Les politiques de coopération développées entre l'Union européenne et le Monténégro sont énumérées au titre VIII (politique économique et commerciale, statistiques, services bancaires, audit, protection des investissements, coopération industrielle, petites et moyennes entreprises, tourisme, agriculture et secteur agro-industriel, pêche, coopération sociale, éducation et formation, coopération culturelle, communication et audiovisuel, énergie, environnement). La coopération financière est, quant à elle, spécifiquement visée au titre IX.

Le texte E 3578 est un accord intérimaire permettant la mise en oeuvre de manière anticipée du volet commercial de l'ASA, avant sa ratification par l'ensemble des parties contractantes.

Un accord incomplet ?

L'exhaustivité de l'accord de stabilisation et d'association proposé au Monténégro en matière économique et financière ne saurait masquer l'absence de référence explicite à la question de la monnaie. Le Monténégro utilise en effet l'euro comme monnaie nationale depuis 2002, alors qu'aucune étude de convergence n'a été effectuée par l'Union européenne. Les efforts du gouvernement monténégrin en vue de respecter un certain nombre des critères de Maastricht (réduction de la dette, maîtrise de l'inflation) ne sauraient occulter les effets pervers de cette « euroïsation » sur l'économie monténégrine, privée dès lors de marges de manoeuvres en matière de politique économique, ne disposant pas d'une Banque centrale et soumise à une augmentation des taux d'intérêts (incorporation d'une prime de risque de défaut importante).

Si elle se pose avec moins d'acuité qu'en Serbie, la question de la coopération avec le Tribunal Pénal International pour l'ex-Yougoslavie ne doit pas être laissée de côté par l'Union européenne.

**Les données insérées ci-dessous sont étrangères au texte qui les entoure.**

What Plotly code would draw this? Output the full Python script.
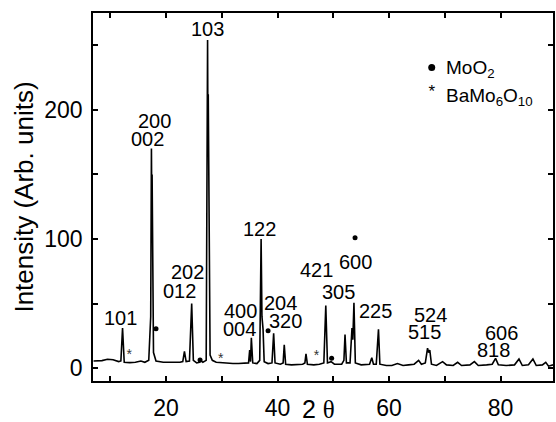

Au-delà de la formulation générale de l'article 4 de l'accord, une attention particulière devra ainsi être portée sur le rôle des autorités monténégrines dans la livraison de réfugiés bosniaques aux troupes bosno-serbes en 1992. Les déclarations de l'actuel ministre de la Justice monténégrin sur l'absence de responsabilité de l'État dans ces opérations laissent sceptiques quant au souhait du Gouvernement de mener à bien ce nécessaire travail de mémoire, préalable indispensable à une véritable réconciliation régionale.

Il convient par ailleurs de s'interroger sur le calendrier proposé pour la ratification de cet accord avec le Monténégro, qui devrait être débattu au Conseil européen du 15 octobre prochain, alors que la nouvelle constitution monténégrine, censée garantir les droits des minorités, n'est toujours pas adoptée.

À ces interrogations s'ajoute l'inquiétude liée à la signature le 1er mai dernier d'un accord entre le Monténégro et les États-Unis garantissant la non-extradition de citoyens américains suspectés de génocide, de crimes de guerre ou de crimes contre l'humanité vers la Cour pénale internationale (CPI), en échange du renforcement de la coopération militaire entre les deux pays. Un accord semblable avait été signé entre la Roumanie et les États-Unis en 2002. L'opposition de l'Union européenne à cet affaiblissement de l'autorité de la Cour pénale internationale avait entraîné sa non-ratification. Le cas monténégrin doit appeler le même type de réaction. L'accord de stabilisation et d'association avec l'Union européenne s'effectue sur la base d'une communauté de valeurs qui n'apparaît pas, en l'espèce, respectée.

Compte tenu de ces observations mais également de la perspective européenne des Balkans, telle que confirmée à maintes reprises par l'Union européenne, la délégation a décidé de ne pas intervenir plus avant sur ce texte, tout en alertant le Gouvernement sur ces trois dernières remarques. Il serait regrettable que, cédant à la précipitation de la Commission, les gouvernements des États membres ne prennent pas les garanties nécessaires à la préservation de l'avenir.